E, tendo o jornalista aproveitado para o questionar se reprovava o juiz
Rosa, Sócrates respondeu que não fez “reprovações”, mas “críticas” sobre Carlos
Alexandre e, sobre Rosa, referiu que foi um “juiz escolhido segundo as regras
da lei” o que “não aconteceu” com Carlos Alexandre.
Sócrates levou para a entrevista o despacho do Secretário de Estado do
Tesouro, de 4 dias antes Assembleia Geral da PT, a dar instruções de abstenção
ao representante do Estado – e não para usar a golden share para
vetar a Opa da Sonae, caso esta passasse – “um documento escondido pela
acusação”. E lembrou que o representante do Estado, Rui Medeiros, declarou na
instrução, que a única orientação que recebeu foi para se abster.
Entretanto, as críticas ao JIC continuaram no sentido de que “é ilegítimo
que um juiz, com base num crime que está prescrito, passe muito tempo a
caraterizar um crime”, pois “ninguém pode invocar um crime que prescreveu”.

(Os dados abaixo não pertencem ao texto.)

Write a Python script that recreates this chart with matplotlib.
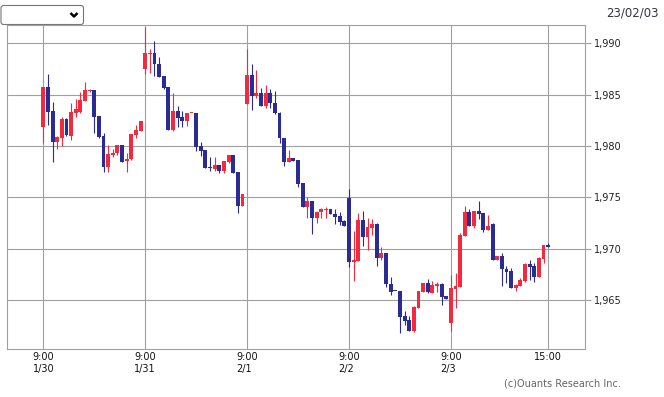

Outro arguido que, neste processo, pode passar por São Prescrito será o
antigo DDT, mas não pelas declarações que profere, antes pela discrição e até
silêncio a que habitualmente se remete.
São Prescrito será cada um dos demais arguidos que viram prescritos os
crimes de que estavam acusados pelo Ministério Público (MP).
São Prescrito será o MP cuja peça acusatória foi apodada pelo JIC de
fantasiosa, incoerente e não sustentada.
Será São Prescrito o JIC em quem todos batem porque, limitando-se a fazer a
sua interpretação da Constituição e das leis, deixou cair os crimes prescritos
e sublinhou os aspetos em que a acusação, a seu ver, não estava sustentada,
como é frequente em megaprocessos ou em processos de alta complexidade. Vêm
agora com a informação que uma das juízas do Tribunal Constitucional (TC) votou vencida o
acórdão n.º 90/2019, de 6 de fevereiro (que julgou
inconstitucionais as normas dos artigos 119.º/1 e 373.º/1 do Código Penal), quando todos sabemos que as
deliberações colegiais são tomadas à pluralidade dos votos e valem desde que
obtenham a maioria exigida legalmente. E há juristas que dizem que o juiz de
instrução se escudou num acórdão do TC, que não é uma lei, esquecendo que se
trata de uma peça jurisprudencial que serve de orientação que os diferentes
tribunais devem seguir. Outros dizem que o fez por opção, não sendo obrigado a
seguir tal acórdão que foi produzido a propósito dum caso concreto em que o
recorrido era o Supremo Tribunal de Justiça (STJ). Porem, o acórdão está sustentado num
parecer académico de difícil contestação e foi produzido a propósito de um
processo similar do que ora está em causa, a requerimento de um dos advogados
de defesa neste megaprocesso. A juíza que votou contra escudou-se no questionável
princípio de que “pertence aos tribunais comuns a interpretação do direito
ordinário”, quando incumbe ao TC a fiscalização abstrata constitucionalidade das
leis e a fiscalização concreta da constitucionalidade e da legalidade das normas.
São Prescrito será em parte o TC cujo acórdão albergou a decisão do terramoto
da justiça que abalou o país a 9 de abril, provavelmente mais do que a trágica batalha
de La Lys na Flandres em abril de 1918, em que o nosso CEP sofreu duro revés.
São Prescrito será cada um dos crimes de corrupção passiva que prescreveram
por expiração do prazo nos termos do predito acórdão do TC, se o TRL vier a ter
o mesmo entendimento.
Mas não posso deixar de sublinhar como é possível que a um arguido destes,
num processo tão obeso, não pôde ter sido comunicada a imputação de um crime corrupção
sem demonstração do ato concreto mercadejado ou do novel crime recebimento
indevido de vantagem – o que se aplicasse ao tempo. Nem vejo como, se não
existir tal crime descrito na peça acusatória, pode o JIC despachar a pronúncia
para julgamento. Pode o JIC ir além do que pede o MP? Será que é valido na
nossa justiça o adágio formulado pelo povo a propósito do latim dos padres, “Eles lá o leem, lá o entendem”?
No meio de tudo isto, é imperdoável que uns se façam de vítimas e de
consciência limpa, que outros estejam caladinhos que nem ratos, que se descreia
da justiça, que se insista nos megaprocessos, que haja guerra surda entre MP e
juízes, que se desacredite o sistema político, que se dê um pedacinho de razão
aos inimigos da de democracia e, sobretudo, que não se desenhe a sério uma
reforma profunda da justiça.
Porém, do São Prescrito não serei devoto, que ele pode rápida e
dramaticamente transmutar-se em São Proscrito.